The three men, ages 26 to 29, took a flight to Bangkok, Thailand, on Sept. 9, even though they had booked their rooms for another day. Tiglao said their early departure led to speculation ``they might have had ideas of conducting a bombing.''
The detained Saudi Airlines pilot, Mohammad Omar Al-Bokhari, was a last-minute substitution in the crew for flight SV862 from Jiddah, Saudi Arabia, to Manila on Thursday, Immigration Commissioner Andrea Domingo said.
Philippine officials said they believed he might be the brother of a man who has been questioned about the U.S. attacks: Saudi flight engineer Adnan Bukhari, 41, a student at Flightsafety International in Florida, which trains commercial jet crews. An apparent relative, Ameer Bukhari, was a student pilot there when he was killed in an in-flight collision exactly a year before Tuesday's attack, and Philippine officials said they believed Al-Bokhari attended the same school.
Al-Bokhari denied he was related to Adnan Bukhari.

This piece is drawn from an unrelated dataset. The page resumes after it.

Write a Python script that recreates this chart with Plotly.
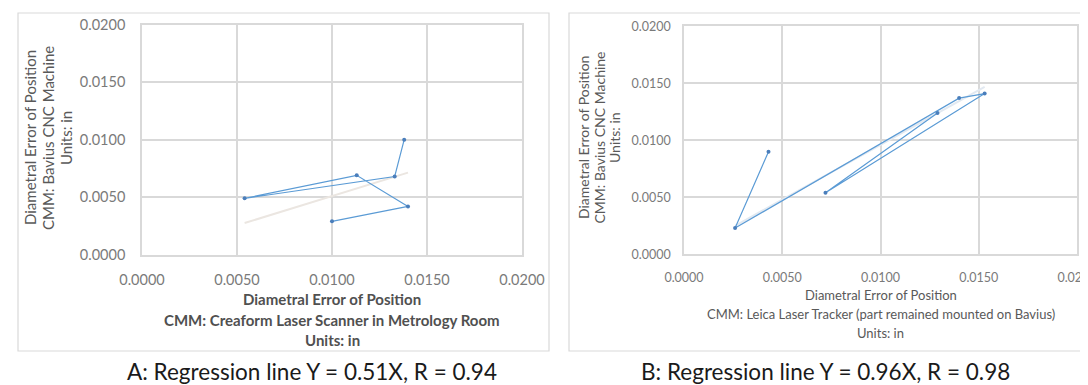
import plotly.graph_objects as go

# ---- data ----
a_x = [0.0138, 0.0133, 0.0054, 0.0113, 0.0140, 0.0100]
a_y = [0.0100, 0.0068, 0.0049, 0.0069, 0.0042, 0.0029]
a_slope = 0.51

b_x = [0.0043, 0.0026, 0.0140, 0.0153, 0.0072, 0.0129]
b_y = [0.0090, 0.0023, 0.0137, 0.0141, 0.0054, 0.0124]
b_slope = 0.96

tick_vals = [0.0, 0.005, 0.010, 0.015, 0.020]
tick_text = ["0.0000", "0.0050", "0.0100", "0.0150", "0.0200"]

y_title_lines = ["Diametral Error of Position", "CMM: Bavius CNC Machine", "Units: in"]
a_x_title_lines = ["Diametral Error of Position", "CMM: Creaform Laser Scanner in Metrology Room", "Units: in"]
b_x_title_lines = ["Diametral Error of Position", "CMM: Leica Laser Tracker (part remained mounted on Bavius)", "Units: in"]
captions = ["A: Regression line Y = 0.51X, R = 0.94", "B: Regression line Y = 0.96X, R = 0.98"]

W, H = 1088, 385
FONT = "Lato"
GRID = "#d9d9d9"
LINE_C = "#5b9bd5"
MARK_C = "#4a7ebb"


def px(x):
    return x / W


def py(y):
    return 1 - y / H


fig = go.Figure()

# trendlines
for xs, s, ax, col in [(a_x, a_slope, ("x", "y"), "#ebe6e1"), (b_x, b_slope, ("x2", "y2"), "#e2e9f1")]:
    tx = [min(xs), max(xs)]
    fig.add_trace(go.Scatter(x=tx, y=[s * v for v in tx], mode="lines",
                             line=dict(color=col, width=2),
                             xaxis=ax[0], yaxis=ax[1], showlegend=False, hoverinfo="skip"))

fig.add_trace(go.Scatter(x=a_x, y=a_y, mode="lines+markers",
                         line=dict(color=LINE_C, width=1.2),
                         marker=dict(color=MARK_C, size=4),
                         xaxis="x", yaxis="y", showlegend=False))
fig.add_trace(go.Scatter(x=b_x, y=b_y, mode="lines+markers",
                         line=dict(color=LINE_C, width=1.2),
                         marker=dict(color=MARK_C, size=4),
                         xaxis="x2", yaxis="y2", showlegend=False))


def axis(domain, anchor, tsize, tlen):
    return dict(domain=domain, anchor=anchor, range=[0, 0.02], tickvals=tick_vals,
                ticktext=tick_text, showgrid=True, gridcolor=GRID, gridwidth=1.5,
                zeroline=False, showline=True, linecolor=GRID, linewidth=1.5, mirror=True,
                ticks="outside", ticklen=tlen, tickcolor="rgba(0,0,0,0)", automargin=False,
                ticklabeloverflow="allow",
                tickfont=dict(family=FONT, size=tsize, color="#7a7a7a"), fixedrange=True)


# plot areas in pixels
A = dict(x0=134, x1=514, y0=16.7, y1=246.7)
B = dict(x0=676, x1=1069, y0=18.3, y1=246.3)

fig.update_layout(
    template="none",
    width=W, height=H, margin=dict(l=0, r=0, t=0, b=0, pad=0), autosize=False,
    paper_bgcolor="white", plot_bgcolor="white",
    xaxis=axis([px(A["x0"]), px(A["x1"])], "y", 14.5, 11),
    yaxis=axis([py(A["y1"]), py(A["y0"])], "x", 14.5, 12),
    xaxis2=axis([px(B["x0"]), px(B["x1"])], "y2", 12.5, 11),
    yaxis2=axis([py(B["y1"]), py(B["y0"])], "x2", 12.5, 9),
    showlegend=False,
)

# frames
fig.add_shape(type="rect", xref="paper", yref="paper", x0=px(10), x1=px(541), y0=py(343), y1=py(5),
              line=dict(color="#d9d9d9", width=1.2))
fig.add_shape(type="rect", xref="paper", yref="paper", x0=px(561), x1=px(1100), y0=py(343), y1=py(5),
              line=dict(color="#d9d9d9", width=1.2))

ann = []
# left y title
for xc, t in zip([22, 40, 58], y_title_lines):
    ann.append(dict(x=px(xc), y=py(130), text=t, textangle=-90, showarrow=False,
                    font=dict(family=FONT, size=15, color="#595959"),
                    xanchor="center", yanchor="middle"))
# right y title
for xc, t in zip([575, 590.5, 606], y_title_lines):
    ann.append(dict(x=px(xc), y=py(130), text=t, textangle=-90, showarrow=False,
                    font=dict(family=FONT, size=14, color="#595959"),
                    xanchor="center", yanchor="middle"))
# left x title
for yc, t in zip([291, 312, 332], a_x_title_lines):
    ann.append(dict(x=px((A["x0"] + A["x1"]) / 2), y=py(yc), text="<b>" + t + "</b>", showarrow=False,
                    font=dict(family=FONT, size=15, color="#505050"),
                    xanchor="center", yanchor="middle"))
# right x title
for yc, t in zip([287, 306, 325], b_x_title_lines):
    ann.append(dict(x=px((B["x0"] + B["x1"]) / 2), y=py(yc), text=t, showarrow=False,
                    font=dict(family=FONT, size=13, color="#595959"),
                    xanchor="center", yanchor="middle"))
# captions
for xc, t in zip([304, 817], captions):
    ann.append(dict(x=px(xc), y=py(363), text=t, showarrow=False,
                    font=dict(family=FONT, size=22.5, color="#1a1a1a"),
                    xanchor="center", yanchor="middle"))

for a in ann:
    fig.add_annotation(xref="paper", yref="paper", **a)

fig.write_html("out.html")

``I have no brother over there,'' he insisted as he was led out of the first session of questioning.
He had been scheduled to fly to Riyadh on Friday afternoon, but the flight left without him as he was questioned and fingerprinted at Manila's international airport, then taken to national police headquarters for further questioning.
The nine Malaysian men were turned back after flying into Cebu from Kuala Lumpur.
Casimiro Madarang, chief of the immigration bureau at Cebu airport, said all had recently been in Pakistan an average of five months, which he considered to be enough time for terrorism training, so they were barred as potential security threats.